Un message WhatsApp pendant le dîner. Un mail pro à minuit. Une notification en réunion. Un appel en visio pendant les vacances.
La promesse d’être toujours joignable s’est transformée, pour beaucoup, en une angoisse profonde. Ce n’est pas tant la connexion elle-même qui dérange, mais l’impossibilité d’y échapper, de dire « non », de disparaître, même brièvement. Cette peur de devoir être joignable en permanence alimente un phénomène de plus en plus fréquent : la phobie de disponibilité.
Une tension psychique constante
Être joignable, c’est être potentiellement interrompu·e à tout moment. Ce qui était autrefois réservé aux urgences est devenu la norme. Et cette norme est exigeante :
📱 Garder le téléphone à portée même en dormant
📧 Répondre rapidement, au risque de passer pour négligent·e
📆 Ne jamais vraiment être « en dehors » (même les week-ends ou en congé)
La surcharge ne vient pas uniquement du nombre de sollicitations, mais de la charge mentale anticipatoire : la sensation de devoir rester prêt·e, d’attendre un message, de ne pas pouvoir s’éteindre.
Un mal diffus, difficile à formuler
Cette peur est rarement nommée comme une phobie, car elle ne se manifeste pas toujours de manière spectaculaire. Elle prend la forme d’un mal-être diffus : fatigue, irritabilité, perte de concentration, sensation d’être envahi·e. Certains signes peuvent pourtant alerter :
- Besoin obsessionnel de vérifier son téléphone, même sans notification
- Sentiment de culpabilité quand on n’a pas répondu « assez vite »
- Difficulté à couper les canaux de communication, même temporairement
- Impression de ne jamais être seul·e, même quand on l’est physiquement
- Difficulté à se détendre, à entrer en repos profond ou en pleine présence
Pourquoi est-ce si difficile de se rendre injoignable ?
Plusieurs mécanismes sont à l’œuvre :
- Une norme sociale de réactivité : dans de nombreux contextes professionnels et personnels, ne pas répondre rapidement est interprété comme un manque d’intérêt, de respect ou de compétence.
- Une peur d’être perçu·e comme égoïste ou distant·e : l’idée que couper les notifications revient à se couper des autres, voire à les blesser.
- Un brouillage des frontières entre vie privée et vie professionnelle : accentué par le télétravail, les smartphones et les réseaux sociaux.
- Une illusion de contrôle : être joignable donne l’impression de maîtriser les choses, alors même que cela augmente l’imprévisibilité.
Ce que cela traduit en profondeur
La peur d’être injoignable reflète souvent des fragilités plus anciennes :
- Un besoin d’approbation ou de validation constante
- Une peur du conflit ou du rejet si l’on ne répond pas
- Une difficulté à poser des limites, liée à une faible estime de soi
- Une peur de l’abandon masquée derrière une hyperdisponibilité
Elle peut aussi découler d’environnements où la performance, la rapidité et la disponibilité sont valorisées au détriment de l’équilibre personnel.
Se réapproprier son rythme et son silence
Voici quelques pistes pour reprendre le pouvoir sur sa joignabilité :
🔕 Programmer des temps d’indisponibilité claire : en activant le mode « ne pas déranger », en définissant des plages de réponses, ou en informant son entourage de moments de repos numérique.
⏳ Accepter le délai comme un espace sain : toute réponse n’a pas besoin d’être immédiate.
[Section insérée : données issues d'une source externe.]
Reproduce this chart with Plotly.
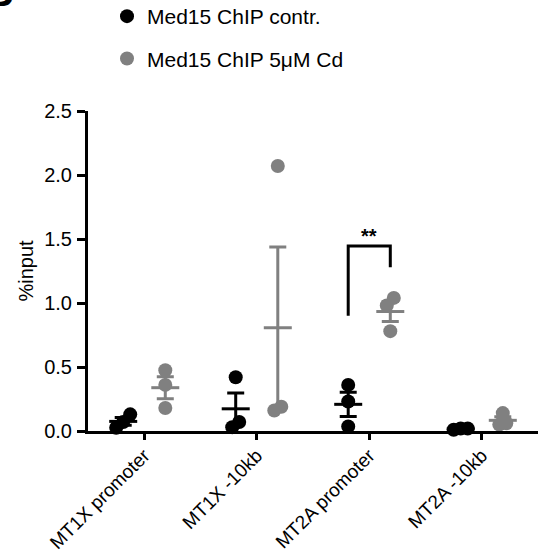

Cultiver le droit au temps, pour soi et pour les autres.
📶 Déconnecter symboliquement : éteindre son téléphone, le laisser dans une autre pièce, utiliser un réveil indépendant, porter une montre analogique…
🌳 S’entourer de moments sans interruptions : balades, repas, lectures, moments de création — sans notifications.
🧠 Travailler la culpabilité : repérer les pensées du type « si je ne réponds pas, on va penser que… » et apprendre à les déconstruire.
Conclusion : l’injoignabilité, un droit à retrouver
Être disponible tout le temps, pour tout le monde, c’est souvent ne plus l’être pour soi-même. La peur de déplaire, de rater, de perdre un lien nous pousse à sacrifier nos espaces d’intériorité. Mais on ne peut pas être en lien vrai sans présence à soi. Revaloriser l’injoignabilité, c’est retrouver le droit au silence, à la distance, à l’absence choisie. Une forme de présence différente, plus lente, mais infiniment plus riche.